My own guess is that they are obscure and faintly mundane people whose activities are seldom reported in the newspapers: Chinese businessmen, say, planning some strategic assault on the markets of the West; hedge fund executives hunkered down in their Midwestern silos.
It is the same with literature. Some years ago the late Martin Seymour-Smith produced a compendium of the world's most influential books, a defiantly highbrow affair in which Tolstoy, Kant and Wittgenstein grandly predominated. I remember thinking that the two most influential books published in Britain in the 20th century – "influential" being defined as having a measurable, long-term effect on ordinary people – were probably the bound volume of the Beveridge Report and the Second World War infantry training manual.

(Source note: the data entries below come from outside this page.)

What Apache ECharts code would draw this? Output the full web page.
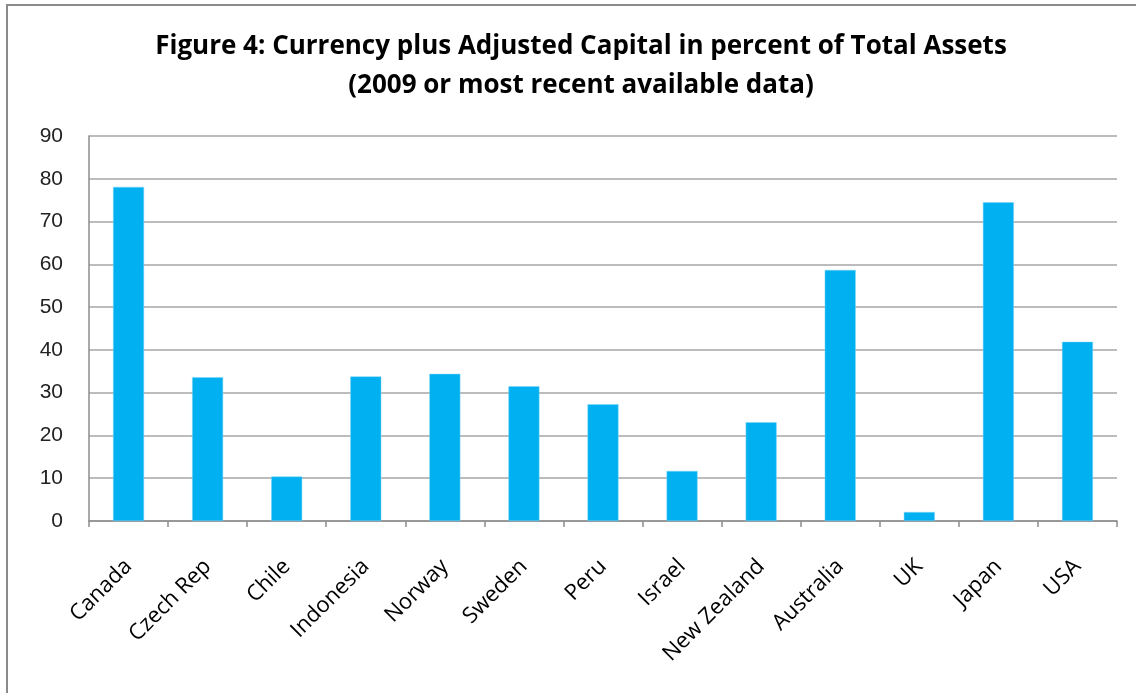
<!DOCTYPE html>
<html>
<head>
<meta charset="utf-8">
<script src="https://cdn.jsdelivr.net/npm/echarts@6/dist/echarts.min.js"></script>
<style>
  html, body { margin: 0; padding: 0; background: #fff; }
  #chart { width: 1136px; height: 693px; }
</style>
</head>
<body>
<div id="chart"></div>
<script>
// Countries along the x axis
const countries = ['Canada', 'Czech Rep', 'Chile', 'Indonesia', 'Norway', 'Sweden', 'Peru',
  'Israel', 'New Zealand', 'Australia', 'UK', 'Japan', 'USA'];
// Currency plus adjusted capital, % of total assets
const shareOfAssets = [78.1, 33.6, 10.4, 33.8, 34.4, 31.5, 27.3, 11.7, 23.1, 58.7, 2.1, 74.5, 41.9];
// Value axis range
const yMin = 0, yMax = 90, yStep = 10;

const chart = echarts.init(document.getElementById('chart'), null, { renderer: 'canvas' });

chart.setOption({
  animation: false,
  backgroundColor: '#ffffff',
  title: {
    text: 'Figure 4: Currency plus Adjusted Capital in percent of Total Assets\n(2009 or most recent available data)',
    left: 576,
    textAlign: 'center',
    top: 22,
    textStyle: {
      fontFamily: 'Open Sans',
      fontWeight: 'bold',
      fontSize: 26,
      lineHeight: 39,
      color: '#000'
    }
  },
  graphic: [{
    type: 'rect',
    shape: { x: 7, y: 5, width: 1300, height: 900 },
    style: { fill: 'none', stroke: '#8a8a8a', lineWidth: 2 },
    silent: true
  }],
  grid: { left: 89, right: 19, top: 136, bottom: 172, containLabel: false },
  xAxis: {
    type: 'category',
    data: countries,
    boundaryGap: true,
    axisLine: { show: true, lineStyle: { color: '#8c8c8c', width: 1.5 } },
    axisTick: { show: true, alignWithLabel: false, length: 6, lineStyle: { color: '#8c8c8c', width: 1.5 } },
    axisLabel: {
      interval: 0,
      rotate: 45,
      margin: 42,
      fontFamily: 'Open Sans',
      fontSize: 22,
      color: '#000'
    }
  },
  yAxis: {
    type: 'value',
    min: yMin,
    max: yMax,
    interval: yStep,
    axisLine: { show: true, lineStyle: { color: '#8c8c8c', width: 1.5 } },
    axisTick: { show: false },
    splitLine: { show: true, lineStyle: { color: '#a6a6a6', width: 1.5 } },
    axisLabel: {
      margin: 26,
      fontFamily: 'Liberation Sans',
      fontSize: 21,
      color: '#222'
    }
  },
  series: [{
    type: 'bar',
    data: shareOfAssets,
    barWidth: 31,
    itemStyle: { color: '#00b0f0', borderColor: '#7fd6f6', borderWidth: 0.5 }
  }]
});
</script>
</body>
</html>
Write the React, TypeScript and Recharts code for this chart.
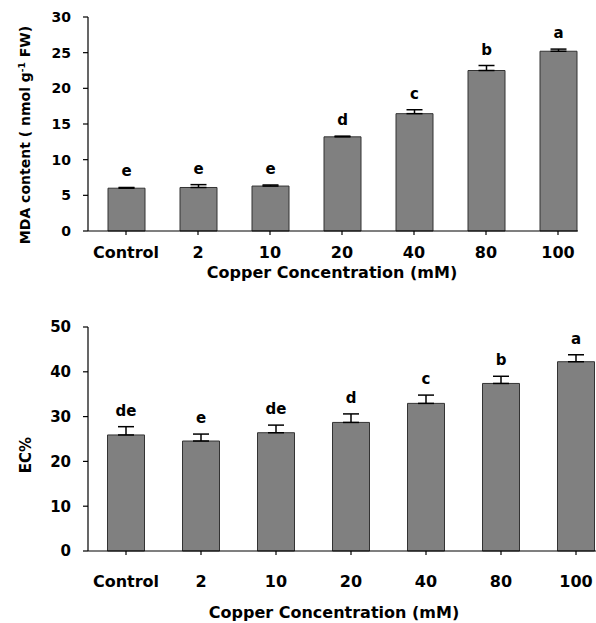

The publication of Zadie Smith's essay collection Changing My Mind, and the deluge of photos of Ms Smith looking anguished and soulful, reminded me of a neat little demonstration I once witnessed of the way in which the literary world works – or rather the way in which the media works when it decides to take an interest in books. This was the award of the 2001 John Llewellyn Rhys Prize. The judges, of whom I was one, unconvinced by the merits of White Teeth, which had already sold several hundred thousand copies, eventually succumbed to pressure and put the novel on the shortlist. Come the prize-giving, a flock of photographers descended on the Reform Club to photograph Ms Smith, but showed no interest at all in Edward Platt, the winner of the prize, while the judges were denounced by A N Wilson in the pages of The Daily Telegraph. To do Zadie Smith justice, she always seems faintly embarrassed about the media storm that swirls around her, and commendably unimpressed by the people who try to crack her up as a titan. Among other things, Changing My Mind contains no-nonsense critiques of her own three novels which are quite startling in their modesty. It would be mischievous of me to suggest that one or two of Ms Smith's senior contemporaries would profit by reading them.
As the first decade of the 21st century falters to a close, culture sections and music papers have been aflame with "best of" lists. These have not lacked controversy. The New Musical Express's choice of its top 50 albums, in particular, has been criticised for an incorrigible white-guitar-pop bias, which saw the Strokes, the Libertines, Primal Scream and the Arctic Monkeys shunted into the top four spots. On the other hand, the NME can hardly be blamed for appeasing the prejudices of its readers. As a devotee of the magazine in its late 1970's heyday, I can vividly remember my own attitude to the "black" music continually pressed upon me: soul – marvellous, uplifting, fab; funk – interesting up to a point; reggae – world's most boring music; how can anyone be interested in Bob Marley?; disco – oh please!
As for contemporary "urban" music, it is impossible to look at one of those R&B videos full of proudly lofted bling and foxily gyrating babes without wanting to giggle. But this is a taste issue, not a racial one. If it comes to that, I don't much like Primal Scream and the Libertines, but I can quite see why they appeal to readers of the NME, while Dizzee Rascal doesn't.